Je suis français. Je suis musicien, compositeur. Je suis fatigué.

Vous participez à un gouvernement issu d’un bord politique qui depuis des années détruit l’image de la création, celle des créateurs. Afin de pouvoir mieux détruire la création elle-même.

Ce bord politique a été accusé de « guerre contre l’intelligence » il y a quelques années par de grands esprits lors d’une pétition lancée par le magazine « les Inrockuptibles ». Depuis, certains de ces esprits se sont éteints, d’autres sont las ; la guerre continue de plus belle. Vous y participez. Du mauvais coté de la ligne de front.

Je pourrais choisir de vivre cette guerre symbolique – mais pas seulement symbolique - avec indifférence, et c’est d’ailleurs mon parti la plupart du temps.

Tous les jours je préfère travailler, sans me soucier du qualificatif prononcé par votre prédécesseur à mon endroit. Ainsi, j’assume pleinement le fait d’être un « médiocre » parmi les « médiocres » tels que les définissait monsieur Aillagon il y a quelques années.

Lorsque je pense au prochain spectacle dont je vais composer la musique, ou lorsque je prépare mon prochain concert, je ne me pose pas la question de l’image que véhiculent de mon métier des édiles incultes, suffisants et méprisants par le dessous.

Je pense à mon œuvre et à mon public. Il est certes fort peu nombreux selon les modes de calcul de vos services. Il n’existe d’ailleurs peut-être même pas pour vous lorsque je joue dans les lieux les plus vivants de la vraie création alternative. Mais il existe. Jouant à travers l’Europe dans les marges, je fais œuvre dans la capillarité de la vie.

Je n’ai pas l’appétit du lucre, la réussite me fait horreur quand elle consiste à porter une Rolex. Ces deux dernières affirmations me placent certainement dans une position « antisociale » dans un pays où les gens ont voté pour « travailler plus pour gagner plus ». Mais je suis fier de cette position.

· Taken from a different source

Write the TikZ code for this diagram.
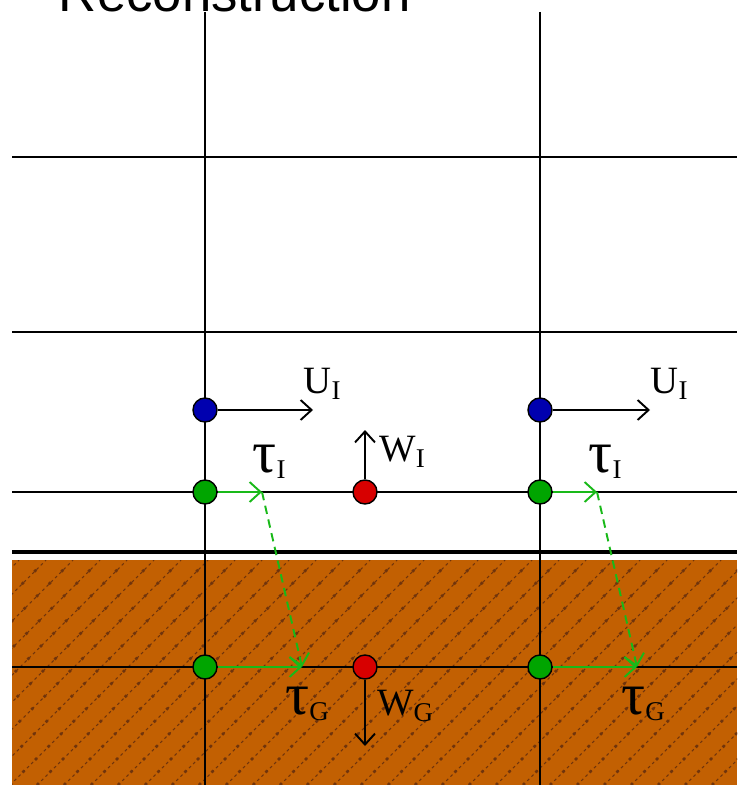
\documentclass[tikz,border=0pt]{standalone}
\usepackage{fontspec}
\setmainfont{Liberation Serif}
\newfontfamily\titlefont{Liberation Sans}
\usetikzlibrary{arrows.meta,positioning}
\definecolor{soil}{RGB}{194,96,2}
\definecolor{soildark}{RGB}{112,52,12}
\definecolor{ptblue}{RGB}{0,0,175}
\definecolor{ptgreen}{RGB}{0,165,0}
\definecolor{ptred}{RGB}{215,0,0}
\definecolor{flux}{RGB}{25,185,25}
\newcommand{\taus}{{\fontsize{17}{17}\selectfont τ}}

\begin{document}
\begin{tikzpicture}[x=0.1mm, y=-0.1mm, line width=0.55pt,
    gridline/.style={black, line width=0.6pt},
    pt/.style={circle, draw=black, line width=0.4pt, inner sep=0pt, minimum size=2.4mm},
    vel/.style={black, -{Straight Barb[length=1.1mm, width=2mm]}},
    fluxarrow/.style={flux, -{Straight Barb[length=1.1mm, width=2mm]}},
    lab/.style={font=\fontsize{11}{12}\selectfont, inner sep=0pt}]
  \useasboundingbox (0,0) rectangle (737,785);
  \clip (0,0) rectangle (737,785);

  % soil with hatching
  \fill[soil] (12,560) rectangle (737,785);
  \begin{scope}
    \clip (12,560) rectangle (737,785);
    \foreach \x in {-260,-233,...,740} {
      \draw[soildark, line width=0.3pt, dash pattern=on 0.8pt off 0.9pt] (\x,785) -- ++(225,-225);
      \draw[soildark, line width=0.75pt, dash pattern=on 0.75pt off 4.3pt] (\x,785) -- ++(225,-225);
    }
  \end{scope}

  % grid
  \foreach \y in {157,332,492,667}
    \draw[gridline] (12,\y) -- (737,\y);
  \foreach \x in {205,540}
    \draw[gridline] (\x,12) -- (\x,785);
  \draw[black, line width=1.4pt] (12,552) -- (737,552);

  \node[anchor=base west, inner sep=0pt, font=\titlefont\fontsize{15}{18}\selectfont] (title) at (58,12) {Reconstruction};

  % points
  \node[pt, fill=ptblue] (uL) at (205,410) {};
  \node[pt, fill=ptblue] (uR) at (540,410) {};
  \node[pt, fill=ptgreen] (tiL) at (205,492) {};
  \node[pt, fill=ptgreen] (tiR) at (540,492) {};
  \node[pt, fill=ptred] (wI) at (365,492) {};
  \node[pt, fill=ptgreen] (tgL) at (205,667) {};
  \node[pt, fill=ptgreen] (tgR) at (540,667) {};
  \node[pt, fill=ptred] (wG) at (365,667) {};

  % arrow ends
  \coordinate (uLend) at (313,410);
  \coordinate (uRend) at (650,410);
  \coordinate (tiLend) at (262,492);
  \coordinate (tiRend) at (597,492);
  \coordinate (tgLend) at (302,667);
  \coordinate (tgRend) at (637,667);
  \coordinate (wIend) at (365,430);
  \coordinate (wGend) at (365,746);

  \draw[vel] (uL) -- (uLend);
  \draw[vel] (uR) -- (uRend);
  \draw[vel] (wI) -- (wIend);
  \draw[vel] (wG) -- (wGend);
  \draw[fluxarrow] (tiL) -- (tiLend);
  \draw[fluxarrow] (tiR) -- (tiRend);
  \draw[fluxarrow] (tgL) -- (tgLend);
  \draw[fluxarrow] (tgR) -- (tgRend);
  \draw[fluxarrow, dash pattern=on 2.4pt off 1.6pt] (tiLend) -- (tgLend);
  \draw[fluxarrow, dash pattern=on 2.4pt off 1.6pt] (tiRend) -- (tgRend);

  % labels
  \node[lab] (uLlab) at (323,384) {U\textsubscript{I}};
  \node[lab] (uRlab) at (670,384) {U\textsubscript{I}};
  \node[lab] (tiLlab) at (270,462) {\taus\textsubscript{I}};
  \node[lab] (tiRlab) at (606,462) {\taus\textsubscript{I}};
  \node[lab] (wIlab) at (403,452) {W\textsubscript{I}};
  \node[lab] (tgLlab) at (308,704) {\taus\textsubscript{G}};
  \node[lab] (tgRlab) at (644,704) {\taus\textsubscript{G}};
  \node[lab] (wGlab) at (406,706) {W\textsubscript{G}};
\end{tikzpicture}
\end{document}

Tous les jours, je travaille. C’est ça être créateur : c’est travailler tous les jours, à chaque instant. Être créateur c’est comme ajouter à la difficulté d’être – inhérente à chacun – celle spécifique d’être créateur. On ne choisit pas. C’est une nécessité intérieure.
Mais tout cela vous le savez, ce sont des lieux communs.

Tous les jours, cela m’exalte et me fatigue. Mais certains jours, je suis très fatigué. Ce sont les jours où je dois appeler mes ami(e)s conseiller(s) des ASSEDIC pour me faire expliquer ma situation, pour essayer de sauver les meubles. Parce que comme tous les intermittents, j’ai vu mes revenus fondre d’un tiers depuis les diverses « réformes ».
Des revenus fondus d’un tiers, ça se voit très bien dans un frigo : il y avait trois étages de nourriture. Il n’y en a plus que deux.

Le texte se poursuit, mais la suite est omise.